Any taxes are generally being paid out by seller of goods and services. Under reverse charge mechanism, the tax payment is made by buyer instead of supplier. There are many instances under which one needs to pay tax under reverse charge. In this article, we will analyse the most important section for reverse charge, we will analyse Section 9(4) of CGST Act, which requires payment of tax by registered dealer on any taxable supplies received from unregistered dealers.

 

“The central tax in respect of the supply of taxable goods or services or both by a supplier, who is not registered, to a registered person shall be paid by such person on reverse charge basis as the recipient and all the provisions of this Act shall apply to such recipient as if he is the person liable for paying the tax in relation to the supply of such goods or services or both.”

 

This wasn’t a condition in earlier draft model GST law and has been incorporated in revised version of law. The recipient of goods or services needs to pay this tax and claim the amount paid as input. Though it doesn’t increase any tax liability of recipient but will increase administrative and compliance hassle for him. The prescribed process requires one the recipient to raise an Invoice for such transaction and pay the tax. Due to this reason, this move of imposing tax is being considered as unfriendly for small business man.

 

However, this will be a very peculiar position in case the unregistered dealer is dealing with dealers under registered under composition scheme.
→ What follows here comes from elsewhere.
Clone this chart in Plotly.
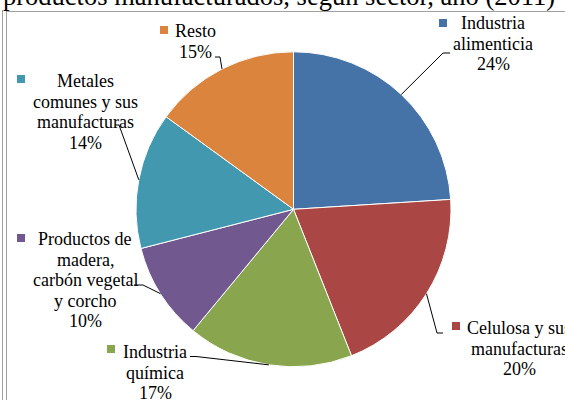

Under the composition scheme, the dealers are not entitled to claim any input tax and they straight away needs to pay a fixed lowered percentage of tax on total turnover. In such cases for recipient, any such transaction with unregistered dealer becomes a straight forward cost.

 

Let’s see the positive side of RCM provisions, if we deep dive the situation, this may prove as a blessing in disguise for small unregistered players for the reasons as under:

 

  1. If small supplier doesn’t file his GST return, the large players will hesitate to deal with him. Thus, GST restricts business between small and big player.

 

  1. With the introduction of RCM, any small player who generally doesn’t have any input as such is free to remain unregistered. But still the large player can deal with him and pay tax on their own. With the introduction of RCM provisions, now large player don’t need to depend upon tax payment and return filing by such small unregistered suppliers.

 

  1. One also needs to check the cost benefit analysis of GST compliance for a small player vis-a-vis the amount of benefit of GST input availed by him before commenting upon tax efficiency.

 

Thus in our view, though RCM it is being considering as show stopper, it is rather an enabler for small business man and one needs to carefully analyse the matter on highlighted parameters before reaching the conclusion.